IMPORTANT: You may need to close and restart your shell after running 'conda init'.
In order to initialize our shell while in an interactive session, we need to run a few extra lines of code.
aklog
conda init bash
source ~/.bashrc
conda activate /share/workshop/adv_scrnaseq/$USER/velocyto
Once your conda environment is properly activated you can then install the software.
# install prerequisites
conda install numpy scipy cython numba matplotlib scikit-learn h5py click
# install velocyto
pip install velocyto
To test the installation, print Velocyto’s help statement.
velocyto --help
It is also recommended to use a repetative sequence mask file, this is easiest to obtain from the UCSC genome browser.
You want to download the mask in GTF format. Unfortunately, Ensembl doesn’t provide a GTF file for the repeat sequences and we’d have to generate one ourselves (write a script to do so) which is beyond the scope of this workshop.
Running Velocyto on Cellranger output
Velocyto has a helpful run10x function, which is a wrapper around the run function with some preset parameters that allow you to get away with typing less on the command line. However, the output folders produced by cellranger multi differ slightly from those produced by cellranger count, so we will be using the more general “run” function. Let’s first take a look at the help documentation (also available online).
velocyto run --help
We’re ready to run velocyto on our first sample!
cd /share/workshop/adv_scrnaseq/$USER/
velocyto run --bcfile /share/workshop/adv_scrnaseq/$USER/01-Cellranger/Sample1/outs/multi/count/raw_feature_bc_matrix/barcodes.tsv.gz \
--mask /share/workshop/adv_scrnaseq/$USER/references/GRCh38_rmsk.gtf \
--outputfolder /share/workshop/adv_scrnaseq/$USER/02-Velocyto \
--samtools-threads 16 \
--samtools-memory 2000 \
/share/workshop/adv_scrnaseq/$USER/01-Cellranger/Sample1/outs/per_sample_outs/Sample1/count/sample_alignments.bam \
/share/workshop/adv_scrnaseq/$USER/references/refdata-gex-GRCh38-2020-A/genes/genes.gtf \
2> velocyto_sample1.err > velocyto_sample1.out
Even with only 10,000,000 reads, this takes a while. You can observe the progress of your velocyto job by viewing the tail of velocyto_sample1.out. We can progress to the R analysis with output from all three samples made earlier this week.
Output
Velocyto produces a single loom file containing the needed matrices for the analysis.

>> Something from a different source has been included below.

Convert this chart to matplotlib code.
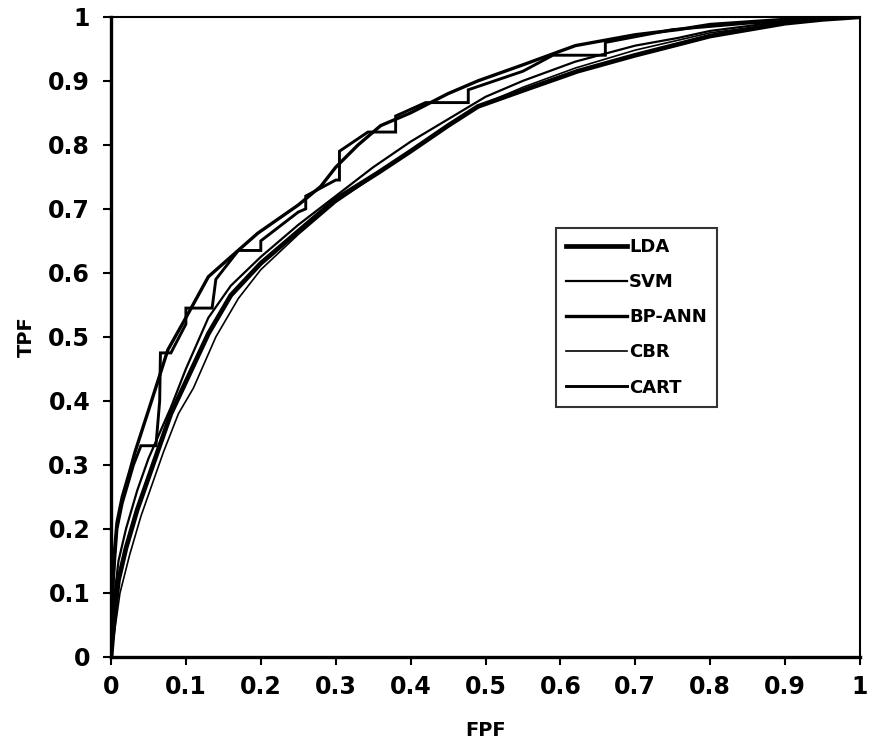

To download all three output loom files and the cellranger count data, run the following from the terminal on your local computer, making sure to replace “user” with your username.
scp user@tadpole.genomecenter.ucdavis.edu:/share/biocore/workshops/2021_08_Trajectory_Velocity/data_download.tar.gz .
tar -xzv data_download.tar.gz
We will be using these files in R, so move them to your R project directory.
More reading
A detailed study of the impact of quantification on RNA velocity estimates and interpretation, see Soneson et al., 2020.